Tech firms are also in the mix. Facebook and Google are laying underwater cables through Arctic routes to enhance global internet connectivity, turning the frozen ocean into a digital highway. Satellite startups are positioning Arctic-specific constellations to monitor climate, security, and trade in real time.
But with profits come problems. The risk of an ecological disaster in such a fragile environment is immense. An oil spill in Arctic waters would be nearly impossible to clean, with devastating effects on marine life and coastal communities. As the ice vanishes, accountability is also thinning.
The Arctic is no longer a passive space.
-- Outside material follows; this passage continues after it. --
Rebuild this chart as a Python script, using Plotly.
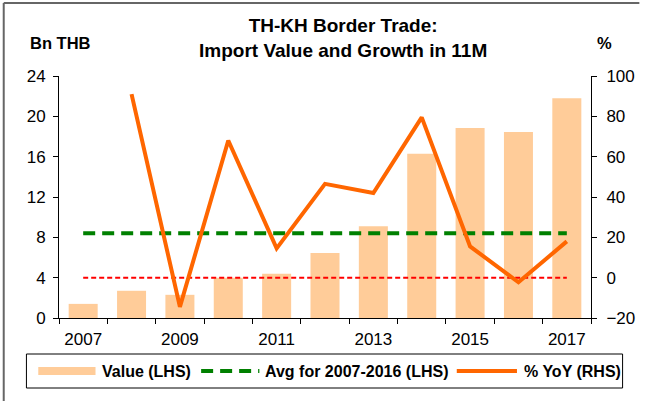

It is an economic warzone—and the private sector is staking its claim with the ruthlessness of a conquistador.
The Ice That Binds Us All
The Arctic is no longer the world's white void. It is a battlefield, a market, a lifeline, and a symbol. The stakes are no longer just regional—they are global.
If managed poorly, the Arctic could become the next South China Sea—a powder keg of overlapping claims, rising militarization, and environmental collapse. But if governed wisely, it could become a model for shared stewardship in a warming world.
The ice may be melting, but the decisions we make now can either cool the conflict or ignite it.
Because in the end, the Arctic is not just a chessboard for nations—it’s the canary in the coal mine for humanity itself.
The Arctic is not some distant, irrelevant wasteland. It is the frontline of our planet’s future, where climate science, military strategy, indigenous rights, and corporate ambition collide.
It’s time we looked north—not just with curiosity, but with urgency. Because while the ice melts in silence, the world is watching—and planning its next move.